-- Start of GIVEN DATA --
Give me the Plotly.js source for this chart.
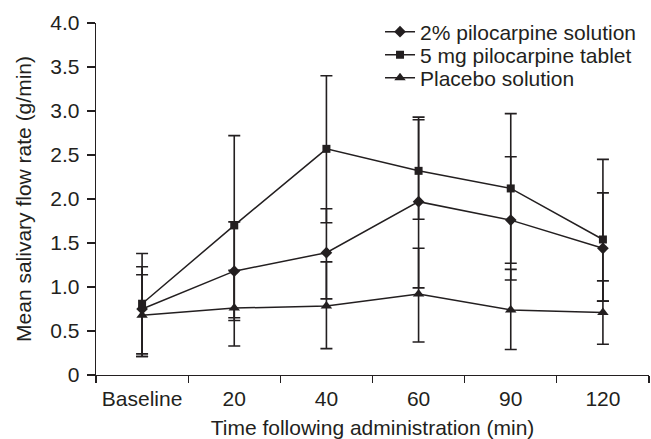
<!DOCTYPE html>
<html>
<head>
<meta charset="utf-8">
<script src="https://cdn.plot.ly/plotly-3.0.1.min.js"></script>
<style>html,body{margin:0;padding:0;background:#fff;}#chart{width:651px;height:439px;}</style>
</head>
<body>
<div id="chart"></div>
<script>
var categories = ["Baseline", "20", "40", "60", "90", "120"];

var pilo2Mean  = [0.75, 1.18, 1.39, 1.97, 1.76, 1.44];
var pilo2Plus  = [0.48, 0.56, 0.50, 0.96, 0.72, 0.63];
var pilo2Minus = [0.54, 0.56, 0.525, 0.98, 0.68, 0.60];

var tab5Mean  = [0.81, 1.70, 2.57, 2.32, 2.12, 1.54];
var tab5Plus  = [0.57, 1.02, 0.83, 0.58, 0.85, 0.91];
var tab5Minus = [0.57, 1.05, 0.84, 0.55, 0.85, 0.70];

var placeboMean  = [0.68, 0.76, 0.785, 0.92, 0.74, 0.71];
var placeboPlus  = [0.46, 0.43, 0.50, 0.52, 0.46, 0.36];
var placeboMinus = [0.47, 0.43, 0.485, 0.545, 0.45, 0.36];

var yTickVals = [0, 0.5, 1, 1.5, 2, 2.5, 3, 3.5, 4];
var yTickText = ["0", "0.5", "1.0", "1.5", "2.0", "2.5", "3.0", "3.5", "4.0"];

var ink = "#231f20";
var fontFam = "Arial, 'Liberation Sans', Helvetica, sans-serif";

function mkTrace(name, y, plus, minus, symbol, size, legendId) {
  return {
    type: "scatter", mode: "lines+markers", name: name, legend: legendId,
    x: categories, y: y,
    line: {color: ink, width: 1.5},
    marker: {symbol: symbol, size: size, color: ink},
    error_y: {type: "data", symmetric: false, array: plus, arrayminus: minus,
              color: ink, thickness: 1.6, width: 6}
  };
}

var data = [
  mkTrace("2% pilocarpine solution", pilo2Mean, pilo2Plus, pilo2Minus, "diamond", 9, "legend"),
  mkTrace("5 mg pilocarpine tablet", tab5Mean, tab5Plus, tab5Minus, "square", 8, "legend2"),
  mkTrace("Placebo solution", placeboMean, placeboPlus, placeboMinus, "triangle-up", 10, "legend3")
];

function mkLegend(yPos) {
  return {x: 0.5136, xanchor: "left", y: yPos, yanchor: "middle",
          font: {family: fontFam, size: 21, color: ink},
          bgcolor: "rgba(0,0,0,0)", borderwidth: 0};
}

var layout = {
  width: 651, height: 439,
  margin: {l: 96, r: 2, t: 23, b: 64, pad: 0},
  paper_bgcolor: "#fff", plot_bgcolor: "#fff",
  font: {family: fontFam, size: 21, color: ink},
  showlegend: true,
  legend: mkLegend(0.9744),
  legend2: mkLegend(0.9091),
  legend3: mkLegend(0.8438),
  xaxis: {
    type: "category", tickson: "boundaries",
    range: [-0.5, 5.5],
    showline: true, linecolor: ink, linewidth: 1.3,
    ticks: "outside", ticklen: 7, tickcolor: ink, tickwidth: 1.3,
    ticklabelstandoff: 4,
    showgrid: false, zeroline: false,
    tickfont: {family: fontFam, size: 21, color: ink},
    title: {text: "Time following administration (min)", font: {family: fontFam, size: 21, color: ink}, standoff: 11}
  },
  yaxis: {
    range: [0, 4.0],
    tickvals: yTickVals, ticktext: yTickText,
    showline: true, linecolor: ink, linewidth: 1.3,
    ticks: "outside", ticklen: 8, tickcolor: ink, tickwidth: 1.3,
    ticklabelstandoff: 3,
    showgrid: false, zeroline: false,
    tickfont: {family: fontFam, size: 21, color: ink},
    title: {text: "Mean salivary flow rate (g/min)", font: {family: fontFam, size: 21, color: ink}, standoff: 13}
  }
};

Plotly.newPlot("chart", data, layout, {displayModeBar: false, staticPlot: true});
</script>
</body>
</html>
-- End of GIVEN DATA --
> STATED EXERCISE:
Which lines contain "chart"? Show each of them.

> TASK RESULT:
Give me the Plotly.js source for this chart.
<style>html,body{margin:0;padding:0;background:#fff;}#chart{width:651px;height:439px;}</style>
<div id="chart"></div>
Plotly.newPlot("chart", data, layout, {displayModeBar: false, staticPlot: true});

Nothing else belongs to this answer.